=== What to produce ===
What is to be transcribed is the run of lines opening with the one that has "Generate a web" and closing with the one that has "var xMinorTicks = [50, 150, 250];", and only that run, exactly.

=== Provided entries ===
=-=-=
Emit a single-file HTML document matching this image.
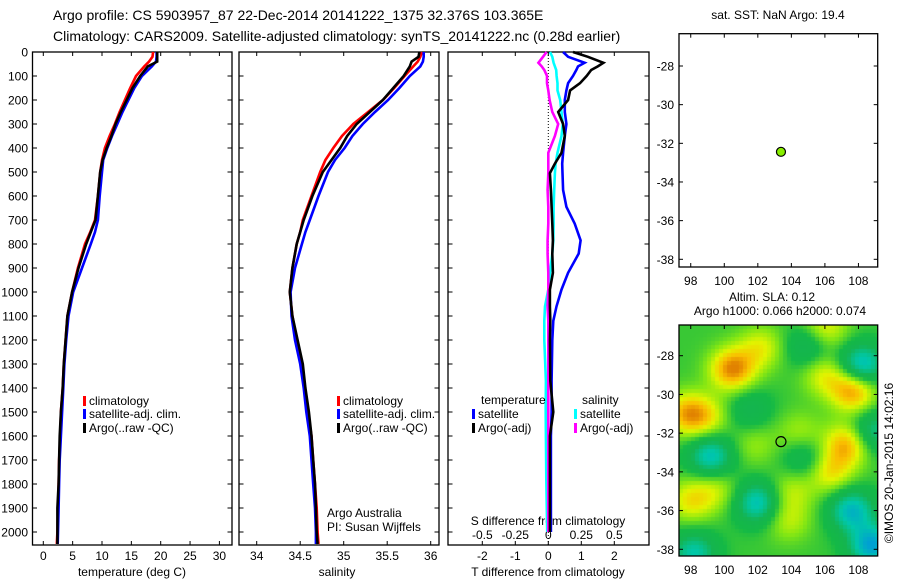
=-=-=
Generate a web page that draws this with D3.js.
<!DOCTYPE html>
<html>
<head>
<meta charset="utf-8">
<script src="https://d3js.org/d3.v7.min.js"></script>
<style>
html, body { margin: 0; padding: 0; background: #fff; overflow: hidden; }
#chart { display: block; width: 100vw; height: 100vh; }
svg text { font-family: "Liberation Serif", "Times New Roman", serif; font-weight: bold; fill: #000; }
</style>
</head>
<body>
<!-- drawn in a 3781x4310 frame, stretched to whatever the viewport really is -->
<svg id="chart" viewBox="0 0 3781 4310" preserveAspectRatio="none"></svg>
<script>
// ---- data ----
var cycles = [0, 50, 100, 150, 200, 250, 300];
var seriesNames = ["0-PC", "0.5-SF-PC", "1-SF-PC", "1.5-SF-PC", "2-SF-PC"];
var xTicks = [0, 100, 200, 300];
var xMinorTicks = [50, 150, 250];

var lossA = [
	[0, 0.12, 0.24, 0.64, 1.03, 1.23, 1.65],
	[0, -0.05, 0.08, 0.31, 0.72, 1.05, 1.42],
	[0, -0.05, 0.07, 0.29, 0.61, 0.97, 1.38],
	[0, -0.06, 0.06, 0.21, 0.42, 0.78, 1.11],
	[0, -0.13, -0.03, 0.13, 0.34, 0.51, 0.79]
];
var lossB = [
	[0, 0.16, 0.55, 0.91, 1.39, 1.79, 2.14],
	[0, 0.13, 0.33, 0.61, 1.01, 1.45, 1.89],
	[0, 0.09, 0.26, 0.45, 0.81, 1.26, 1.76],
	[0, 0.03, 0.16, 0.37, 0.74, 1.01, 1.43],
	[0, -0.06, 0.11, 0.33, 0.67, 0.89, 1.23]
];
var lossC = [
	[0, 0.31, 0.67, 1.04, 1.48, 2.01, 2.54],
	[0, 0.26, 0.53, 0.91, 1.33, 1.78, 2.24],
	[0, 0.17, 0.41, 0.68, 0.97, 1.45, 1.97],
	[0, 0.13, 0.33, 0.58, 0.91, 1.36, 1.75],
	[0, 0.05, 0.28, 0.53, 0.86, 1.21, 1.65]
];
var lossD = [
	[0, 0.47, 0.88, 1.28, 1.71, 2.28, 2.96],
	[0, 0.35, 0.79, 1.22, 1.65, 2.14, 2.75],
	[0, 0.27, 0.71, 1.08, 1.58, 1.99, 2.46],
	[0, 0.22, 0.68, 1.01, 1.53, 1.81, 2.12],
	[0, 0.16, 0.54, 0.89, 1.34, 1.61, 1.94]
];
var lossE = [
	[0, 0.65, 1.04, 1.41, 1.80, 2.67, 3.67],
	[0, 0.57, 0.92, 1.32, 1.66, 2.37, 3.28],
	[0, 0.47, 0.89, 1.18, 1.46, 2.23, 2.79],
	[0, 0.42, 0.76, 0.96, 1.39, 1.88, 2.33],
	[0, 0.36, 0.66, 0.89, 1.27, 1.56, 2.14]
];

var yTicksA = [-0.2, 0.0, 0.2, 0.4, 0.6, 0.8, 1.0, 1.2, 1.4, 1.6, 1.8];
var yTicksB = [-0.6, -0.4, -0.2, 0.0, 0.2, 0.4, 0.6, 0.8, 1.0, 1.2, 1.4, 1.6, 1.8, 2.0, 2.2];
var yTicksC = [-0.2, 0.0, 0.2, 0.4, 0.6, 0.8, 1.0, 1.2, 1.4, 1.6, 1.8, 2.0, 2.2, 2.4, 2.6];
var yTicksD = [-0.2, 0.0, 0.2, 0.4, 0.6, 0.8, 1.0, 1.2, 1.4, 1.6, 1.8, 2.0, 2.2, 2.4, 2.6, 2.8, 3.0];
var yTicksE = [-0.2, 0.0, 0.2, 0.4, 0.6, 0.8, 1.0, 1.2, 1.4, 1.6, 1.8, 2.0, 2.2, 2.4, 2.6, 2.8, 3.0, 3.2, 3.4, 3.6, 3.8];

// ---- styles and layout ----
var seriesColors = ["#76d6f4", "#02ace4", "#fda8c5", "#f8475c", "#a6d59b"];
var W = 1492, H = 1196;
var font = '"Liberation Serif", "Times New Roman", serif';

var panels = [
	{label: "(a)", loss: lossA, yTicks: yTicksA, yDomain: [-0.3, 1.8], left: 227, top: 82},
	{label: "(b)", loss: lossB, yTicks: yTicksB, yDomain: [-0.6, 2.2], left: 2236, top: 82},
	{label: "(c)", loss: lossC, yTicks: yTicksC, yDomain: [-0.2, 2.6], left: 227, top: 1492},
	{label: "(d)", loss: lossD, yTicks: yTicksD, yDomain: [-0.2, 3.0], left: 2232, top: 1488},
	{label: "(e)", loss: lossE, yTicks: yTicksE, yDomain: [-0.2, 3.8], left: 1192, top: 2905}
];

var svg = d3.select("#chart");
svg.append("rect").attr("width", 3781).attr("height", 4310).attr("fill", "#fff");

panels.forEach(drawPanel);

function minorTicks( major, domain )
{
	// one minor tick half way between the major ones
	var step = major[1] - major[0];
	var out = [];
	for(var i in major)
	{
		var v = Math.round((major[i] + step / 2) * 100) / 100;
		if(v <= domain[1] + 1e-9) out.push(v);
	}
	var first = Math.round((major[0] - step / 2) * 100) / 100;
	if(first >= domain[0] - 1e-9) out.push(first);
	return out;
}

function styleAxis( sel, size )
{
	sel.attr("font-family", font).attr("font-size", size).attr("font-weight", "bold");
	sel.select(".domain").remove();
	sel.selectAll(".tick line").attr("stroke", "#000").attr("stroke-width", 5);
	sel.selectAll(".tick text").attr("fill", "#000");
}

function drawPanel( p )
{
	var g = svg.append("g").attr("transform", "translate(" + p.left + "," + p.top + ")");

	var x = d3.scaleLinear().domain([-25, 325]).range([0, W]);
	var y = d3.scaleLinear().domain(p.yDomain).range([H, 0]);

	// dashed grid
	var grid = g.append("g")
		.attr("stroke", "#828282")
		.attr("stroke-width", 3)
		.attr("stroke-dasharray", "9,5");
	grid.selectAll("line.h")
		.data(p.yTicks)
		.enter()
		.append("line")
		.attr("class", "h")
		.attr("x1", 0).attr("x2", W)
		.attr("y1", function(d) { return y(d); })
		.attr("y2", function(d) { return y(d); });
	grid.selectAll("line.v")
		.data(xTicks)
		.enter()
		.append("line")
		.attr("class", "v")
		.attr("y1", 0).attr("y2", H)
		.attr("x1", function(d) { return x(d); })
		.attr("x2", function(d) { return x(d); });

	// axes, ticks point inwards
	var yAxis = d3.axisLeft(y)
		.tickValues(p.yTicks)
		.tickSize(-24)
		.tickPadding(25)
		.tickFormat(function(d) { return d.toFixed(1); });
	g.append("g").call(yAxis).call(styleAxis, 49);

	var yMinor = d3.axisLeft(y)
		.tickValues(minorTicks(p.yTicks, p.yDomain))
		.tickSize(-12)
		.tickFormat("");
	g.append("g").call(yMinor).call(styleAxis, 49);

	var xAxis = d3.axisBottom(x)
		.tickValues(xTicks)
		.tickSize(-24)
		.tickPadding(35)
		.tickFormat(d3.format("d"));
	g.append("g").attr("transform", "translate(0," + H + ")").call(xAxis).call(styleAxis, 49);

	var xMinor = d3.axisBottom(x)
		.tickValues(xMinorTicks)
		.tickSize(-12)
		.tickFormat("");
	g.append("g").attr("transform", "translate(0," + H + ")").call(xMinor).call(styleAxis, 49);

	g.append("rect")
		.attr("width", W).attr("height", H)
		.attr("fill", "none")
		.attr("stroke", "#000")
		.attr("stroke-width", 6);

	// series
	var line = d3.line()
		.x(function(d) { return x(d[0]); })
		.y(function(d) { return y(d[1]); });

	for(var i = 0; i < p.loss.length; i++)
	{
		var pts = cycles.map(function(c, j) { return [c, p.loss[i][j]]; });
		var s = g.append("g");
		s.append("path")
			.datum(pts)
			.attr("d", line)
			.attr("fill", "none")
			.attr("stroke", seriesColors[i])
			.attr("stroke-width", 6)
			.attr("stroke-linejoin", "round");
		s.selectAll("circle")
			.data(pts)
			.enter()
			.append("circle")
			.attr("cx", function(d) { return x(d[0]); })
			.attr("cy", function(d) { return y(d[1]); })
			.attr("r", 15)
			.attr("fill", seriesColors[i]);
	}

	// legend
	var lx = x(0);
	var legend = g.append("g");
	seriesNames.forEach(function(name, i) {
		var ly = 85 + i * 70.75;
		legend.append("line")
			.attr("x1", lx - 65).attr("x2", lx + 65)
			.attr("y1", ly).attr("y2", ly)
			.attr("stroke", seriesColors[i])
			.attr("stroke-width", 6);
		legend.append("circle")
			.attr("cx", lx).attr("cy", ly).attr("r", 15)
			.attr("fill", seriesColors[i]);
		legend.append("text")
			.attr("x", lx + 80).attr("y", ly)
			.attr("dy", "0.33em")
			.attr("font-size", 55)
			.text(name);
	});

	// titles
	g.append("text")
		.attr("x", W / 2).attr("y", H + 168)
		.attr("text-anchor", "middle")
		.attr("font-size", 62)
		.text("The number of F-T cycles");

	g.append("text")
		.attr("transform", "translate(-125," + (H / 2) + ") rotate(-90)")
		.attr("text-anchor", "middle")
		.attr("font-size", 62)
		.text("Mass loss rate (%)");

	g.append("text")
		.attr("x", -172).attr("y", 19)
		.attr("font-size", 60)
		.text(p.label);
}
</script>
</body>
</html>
=-=-=
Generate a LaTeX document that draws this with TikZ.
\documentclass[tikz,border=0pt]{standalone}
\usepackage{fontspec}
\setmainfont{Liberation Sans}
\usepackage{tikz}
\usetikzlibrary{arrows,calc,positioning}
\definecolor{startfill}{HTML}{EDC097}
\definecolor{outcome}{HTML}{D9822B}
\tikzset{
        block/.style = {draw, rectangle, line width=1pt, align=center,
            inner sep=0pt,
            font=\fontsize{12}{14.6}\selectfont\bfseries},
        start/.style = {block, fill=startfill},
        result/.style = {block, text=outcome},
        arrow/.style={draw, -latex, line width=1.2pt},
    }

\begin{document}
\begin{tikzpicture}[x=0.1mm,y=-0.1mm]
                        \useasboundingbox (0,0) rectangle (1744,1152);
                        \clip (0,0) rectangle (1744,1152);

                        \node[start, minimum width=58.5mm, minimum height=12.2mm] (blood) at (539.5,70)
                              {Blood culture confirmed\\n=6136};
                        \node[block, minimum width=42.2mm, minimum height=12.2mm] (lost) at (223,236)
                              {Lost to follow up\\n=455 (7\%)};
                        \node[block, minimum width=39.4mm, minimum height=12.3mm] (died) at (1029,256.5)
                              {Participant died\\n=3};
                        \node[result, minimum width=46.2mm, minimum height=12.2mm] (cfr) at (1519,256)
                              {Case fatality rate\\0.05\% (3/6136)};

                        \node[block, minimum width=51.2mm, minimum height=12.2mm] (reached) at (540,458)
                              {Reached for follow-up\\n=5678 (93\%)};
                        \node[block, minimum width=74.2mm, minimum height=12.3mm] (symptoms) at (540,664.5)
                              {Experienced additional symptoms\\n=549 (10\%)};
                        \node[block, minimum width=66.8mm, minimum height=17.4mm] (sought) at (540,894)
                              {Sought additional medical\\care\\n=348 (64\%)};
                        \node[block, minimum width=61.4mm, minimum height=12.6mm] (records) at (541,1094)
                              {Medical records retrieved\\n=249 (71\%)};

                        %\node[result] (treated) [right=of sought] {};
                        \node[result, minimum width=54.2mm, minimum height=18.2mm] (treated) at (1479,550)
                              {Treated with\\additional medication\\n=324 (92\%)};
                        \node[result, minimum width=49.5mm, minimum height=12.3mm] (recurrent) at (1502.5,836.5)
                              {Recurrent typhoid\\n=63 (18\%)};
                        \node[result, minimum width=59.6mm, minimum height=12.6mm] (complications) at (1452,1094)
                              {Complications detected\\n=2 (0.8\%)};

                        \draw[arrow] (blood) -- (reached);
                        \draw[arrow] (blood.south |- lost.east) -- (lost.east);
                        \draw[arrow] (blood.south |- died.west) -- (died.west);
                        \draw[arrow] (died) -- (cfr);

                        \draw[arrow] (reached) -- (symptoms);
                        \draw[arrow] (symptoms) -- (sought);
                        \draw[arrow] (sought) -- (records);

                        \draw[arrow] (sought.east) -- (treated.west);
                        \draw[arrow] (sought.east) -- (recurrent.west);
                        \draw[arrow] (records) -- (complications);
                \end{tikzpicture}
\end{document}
=-=-=
=== The answer ===
Generate a web page that draws this with D3.js.
<!DOCTYPE html>
<html>
<head>
<meta charset="utf-8">
<script src="https://d3js.org/d3.v7.min.js"></script>
<style>
html, body { margin: 0; padding: 0; background: #fff; overflow: hidden; }
#chart { display: block; width: 100vw; height: 100vh; }
svg text { font-family: "Liberation Serif", "Times New Roman", serif; font-weight: bold; fill: #000; }
</style>
</head>
<body>
<!-- drawn in a 3781x4310 frame, stretched to whatever the viewport really is -->
<svg id="chart" viewBox="0 0 3781 4310" preserveAspectRatio="none"></svg>
<script>
// ---- data ----
var cycles = [0, 50, 100, 150, 200, 250, 300];
var seriesNames = ["0-PC", "0.5-SF-PC", "1-SF-PC", "1.5-SF-PC", "2-SF-PC"];
var xTicks = [0, 100, 200, 300];
var xMinorTicks = [50, 150, 250];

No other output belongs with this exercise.